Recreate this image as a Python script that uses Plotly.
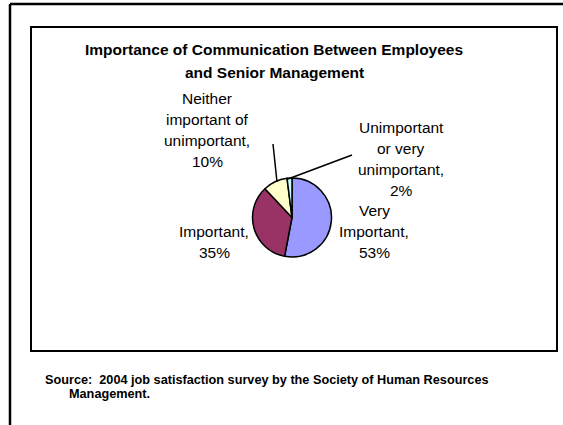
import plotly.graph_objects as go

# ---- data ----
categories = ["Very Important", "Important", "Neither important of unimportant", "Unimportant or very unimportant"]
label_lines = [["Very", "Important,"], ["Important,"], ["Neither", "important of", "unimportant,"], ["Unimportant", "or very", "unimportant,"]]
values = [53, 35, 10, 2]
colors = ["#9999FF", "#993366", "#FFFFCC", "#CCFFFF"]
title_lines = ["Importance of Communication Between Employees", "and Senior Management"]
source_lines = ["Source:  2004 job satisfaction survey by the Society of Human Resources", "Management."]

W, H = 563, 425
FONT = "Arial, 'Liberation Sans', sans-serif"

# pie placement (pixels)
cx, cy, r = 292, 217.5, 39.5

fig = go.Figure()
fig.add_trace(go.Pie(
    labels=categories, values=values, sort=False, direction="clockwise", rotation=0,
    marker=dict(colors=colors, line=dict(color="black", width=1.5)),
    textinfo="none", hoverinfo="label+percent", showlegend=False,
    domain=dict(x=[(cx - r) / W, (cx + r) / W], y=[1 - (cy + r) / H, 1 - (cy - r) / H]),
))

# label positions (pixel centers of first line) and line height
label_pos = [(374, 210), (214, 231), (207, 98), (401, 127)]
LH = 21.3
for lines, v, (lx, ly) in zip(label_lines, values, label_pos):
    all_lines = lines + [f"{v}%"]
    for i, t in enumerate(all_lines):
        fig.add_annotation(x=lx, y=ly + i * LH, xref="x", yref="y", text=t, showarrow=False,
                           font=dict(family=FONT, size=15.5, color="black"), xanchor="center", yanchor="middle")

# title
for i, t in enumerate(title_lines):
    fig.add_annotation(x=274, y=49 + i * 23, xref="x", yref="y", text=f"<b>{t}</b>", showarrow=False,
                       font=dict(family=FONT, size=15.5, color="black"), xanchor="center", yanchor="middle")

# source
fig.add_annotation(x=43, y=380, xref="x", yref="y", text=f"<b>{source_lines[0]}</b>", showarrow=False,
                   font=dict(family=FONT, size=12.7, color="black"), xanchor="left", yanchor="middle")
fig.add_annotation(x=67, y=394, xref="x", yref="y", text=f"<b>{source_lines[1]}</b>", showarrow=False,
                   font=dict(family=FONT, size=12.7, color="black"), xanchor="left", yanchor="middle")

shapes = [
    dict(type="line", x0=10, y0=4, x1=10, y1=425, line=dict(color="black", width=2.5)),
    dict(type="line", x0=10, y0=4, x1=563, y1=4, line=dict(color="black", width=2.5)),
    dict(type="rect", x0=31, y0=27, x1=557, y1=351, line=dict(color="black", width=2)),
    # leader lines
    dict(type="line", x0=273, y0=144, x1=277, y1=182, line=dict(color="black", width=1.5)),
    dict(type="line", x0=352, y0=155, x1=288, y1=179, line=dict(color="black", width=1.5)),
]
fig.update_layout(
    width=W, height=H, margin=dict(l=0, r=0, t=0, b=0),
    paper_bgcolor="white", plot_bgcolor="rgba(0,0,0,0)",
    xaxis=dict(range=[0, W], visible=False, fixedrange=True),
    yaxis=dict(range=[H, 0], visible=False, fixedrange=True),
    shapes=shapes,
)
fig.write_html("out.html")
- - -
■ Task requirements:
Return the material line for line, from its beginning to the line that contains "import plotly.graph_objects as go", with the pictures left out.

■ Written response:
Recreate this image as a Python script that uses Plotly.
import plotly.graph_objects as go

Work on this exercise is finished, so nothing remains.